With tonight being the last one of the Tonight Show with Conan O’Brien, I figured it was only appropriate to write a tribute to a man I’ve been watching since the fifth grade. Interestingly enough, Conan’s mix of subtle, clever, and (self-aware) stupid humor entertained me when I was ten and entertains me now at twenty-three.
With the announcement in 2004 that Conan was replacing Leno on the Tonight Show in 2009, it was bittersweet news. It was great that he’d be on the air indefinitely at an earlier time slot with more of a budget and a bigger audience; but it also worried me that Conan might be forced to become vanilla, lame, and not funny. Why? Because with Jay Leno being the host for seventeen years, what else was I to expect?

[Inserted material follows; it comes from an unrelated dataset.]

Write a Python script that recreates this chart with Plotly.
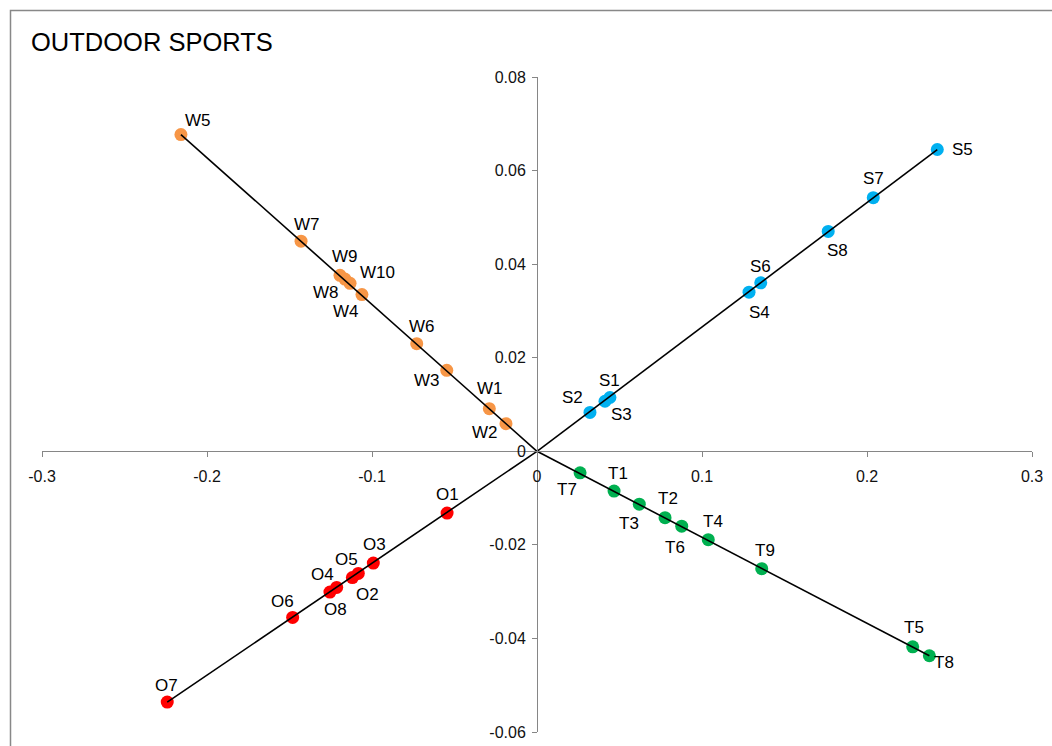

“Indefinitely” turned into seven months for Conan, while his late night predecessors obviously had several years. This whole drama with NBC, O’Brien, and Leno is certainly not the most important thing going on in the world right now – and Conan makes a point of mentioning this every show while asking his audience to donate to help Haiti. But as far as television goes, it’s a major disappointment.
Conan may be a generational thing. After all, my generation happens to largely prefer O’Brien to Leno, or even Letterman sometimes. In a way we grew up with him. He was able to make us laugh all these years while we were going through puberty, sneakily staying up later than our bedtimes to watch him even though we had to get up for school at 6 in the morning, graduating high school, and throughout our formative college years when we officially became young adults.
Really, it’s no wonder this “Facebook and Twitter” generation has paraded the streets and the internet in defense of Conan O’Brien near the end of his show. So on behalf of all of us, I’d like to say thanks to “Coco” for all the laughs. We sure as hell hope they continue on another network in the near future.